Because not all judges are making this requirement. Its one judge. So if you have multiple cases in the same jurisdiction and file a bunch of stuff and you forget this one judge's rule and he strikes a pleading or some other important filing and then you blow a deadline or something... there could be consequences for the lawyer and the client. But the problem of AI generated legal filings seem minimal at best (less than 1% of filings? .01%?) Why make rules for the extreme outliers when there are already rules that deal with them if they submit bogus filings. Seems like a fix or solution in search of a problem that doesn't really exist.
As a lawyer you always have to check the individual judge's rules anyway; you don't memorize them and then guess whether you've complied. (Because they change!)
I practice in State court and we don't have 'judge rules.' We have local circuit court rules that apply to all judges within that specific circuit. Also statewide rules that apply to all circuits. And for appeals, specific rules for each appellate division and rules specific for the State Supreme Court.
All that being said, some judges are known for having their own 'rules' as it were. But they are informal in nature and the consequences for not following them minimal at best.
I already have to have a certification that I served the other party and a certification of my word count. Adding a certification that says "I didn't use AI and/or I checked everything AI pulled up" is not hard and becomes part of a template on every case.
It's embarrassing when lawyers have to certify that they haven't done something really stupid.
Embarrassing for whom . . . most lawyers, or the judge who imposed the requirement from the fringe?
Not clear why this would be particularly more embarrassing than, say, filing a certificate of conference verifying you tried in good faith to work out a disputed issue with the other side before taking it to the judge.
Do lawyers really have to swear to set aside their personal prejudices, biases, and beliefs? I would think that a lot of criminal defense lawyers have a bias against police, for example, and that bias might even help them defend their clients better.
His observation that software has no "allegiances" other than to it's developers really gets to the heart of the problem of using AI for any serious purpose: it does not have the capacity to be trusted.
Trust is the foundation of civil society. I'm trying to think of any real-world human transaction that doesn't rely on trust, and I'm coming up empty. It may be that AI could never be used for anything other than for our amusement -- or for criminal purposes. I imagine it would be especially good at the latter.
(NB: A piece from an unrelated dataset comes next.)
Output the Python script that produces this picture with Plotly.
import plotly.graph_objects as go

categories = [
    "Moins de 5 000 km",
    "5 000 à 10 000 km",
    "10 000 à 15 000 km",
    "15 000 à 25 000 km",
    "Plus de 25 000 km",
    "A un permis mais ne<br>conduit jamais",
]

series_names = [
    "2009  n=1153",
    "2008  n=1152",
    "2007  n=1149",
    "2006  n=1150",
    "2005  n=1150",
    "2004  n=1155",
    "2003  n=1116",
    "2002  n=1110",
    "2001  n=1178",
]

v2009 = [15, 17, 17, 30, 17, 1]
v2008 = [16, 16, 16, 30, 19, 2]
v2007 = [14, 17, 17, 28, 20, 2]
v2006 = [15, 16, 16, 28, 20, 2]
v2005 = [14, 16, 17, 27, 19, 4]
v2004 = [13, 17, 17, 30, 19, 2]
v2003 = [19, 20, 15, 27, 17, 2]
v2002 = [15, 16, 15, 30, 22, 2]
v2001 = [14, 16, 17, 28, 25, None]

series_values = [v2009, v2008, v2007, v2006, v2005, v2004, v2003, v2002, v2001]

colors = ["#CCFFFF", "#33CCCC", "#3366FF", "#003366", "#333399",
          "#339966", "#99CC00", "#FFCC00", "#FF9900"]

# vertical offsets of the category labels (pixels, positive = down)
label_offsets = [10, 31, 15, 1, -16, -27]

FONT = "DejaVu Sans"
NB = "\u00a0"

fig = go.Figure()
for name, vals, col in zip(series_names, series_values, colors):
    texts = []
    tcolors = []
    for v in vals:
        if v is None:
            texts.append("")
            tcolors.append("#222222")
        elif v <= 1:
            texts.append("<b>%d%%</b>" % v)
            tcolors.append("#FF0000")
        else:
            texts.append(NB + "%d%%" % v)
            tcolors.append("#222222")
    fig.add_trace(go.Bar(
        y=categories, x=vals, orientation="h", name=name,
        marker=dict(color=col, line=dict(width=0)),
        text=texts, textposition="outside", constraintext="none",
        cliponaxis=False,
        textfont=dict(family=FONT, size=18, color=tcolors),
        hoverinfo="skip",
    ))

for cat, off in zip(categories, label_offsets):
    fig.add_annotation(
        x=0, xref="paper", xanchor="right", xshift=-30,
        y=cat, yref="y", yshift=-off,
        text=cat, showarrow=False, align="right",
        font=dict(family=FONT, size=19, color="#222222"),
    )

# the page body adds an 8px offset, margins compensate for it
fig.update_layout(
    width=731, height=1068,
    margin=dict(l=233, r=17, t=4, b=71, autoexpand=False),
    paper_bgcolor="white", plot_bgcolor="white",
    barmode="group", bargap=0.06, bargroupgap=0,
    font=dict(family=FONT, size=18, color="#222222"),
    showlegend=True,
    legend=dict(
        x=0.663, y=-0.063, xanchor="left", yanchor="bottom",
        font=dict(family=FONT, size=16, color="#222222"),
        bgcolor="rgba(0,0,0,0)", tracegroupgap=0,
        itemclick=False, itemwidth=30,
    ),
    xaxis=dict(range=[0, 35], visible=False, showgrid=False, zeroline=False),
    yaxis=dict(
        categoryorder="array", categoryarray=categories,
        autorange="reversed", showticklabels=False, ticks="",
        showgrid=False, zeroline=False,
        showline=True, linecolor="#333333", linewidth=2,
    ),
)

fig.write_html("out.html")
Essentially, trusting the AI is indirectly trusting the developers.
This would be easier to do in other industries, but so many software based companies have adopted business plans that are tacitly based on betraying their customers, that it’s hard to do here.
And I think that lack of trust is fully justified. You can see already a tendency for these companies to assert a level of control over the behavior of their product that involves claiming a veto power over perfectly legal uses. That’s NOT a good mindset when you’re considering whether a company is to be trusted.
I mean, I could easily see such a model saying, "I'm sorry, Dave. I can't defend that client."
Trust Brett to find the conspiracy lurking beneath!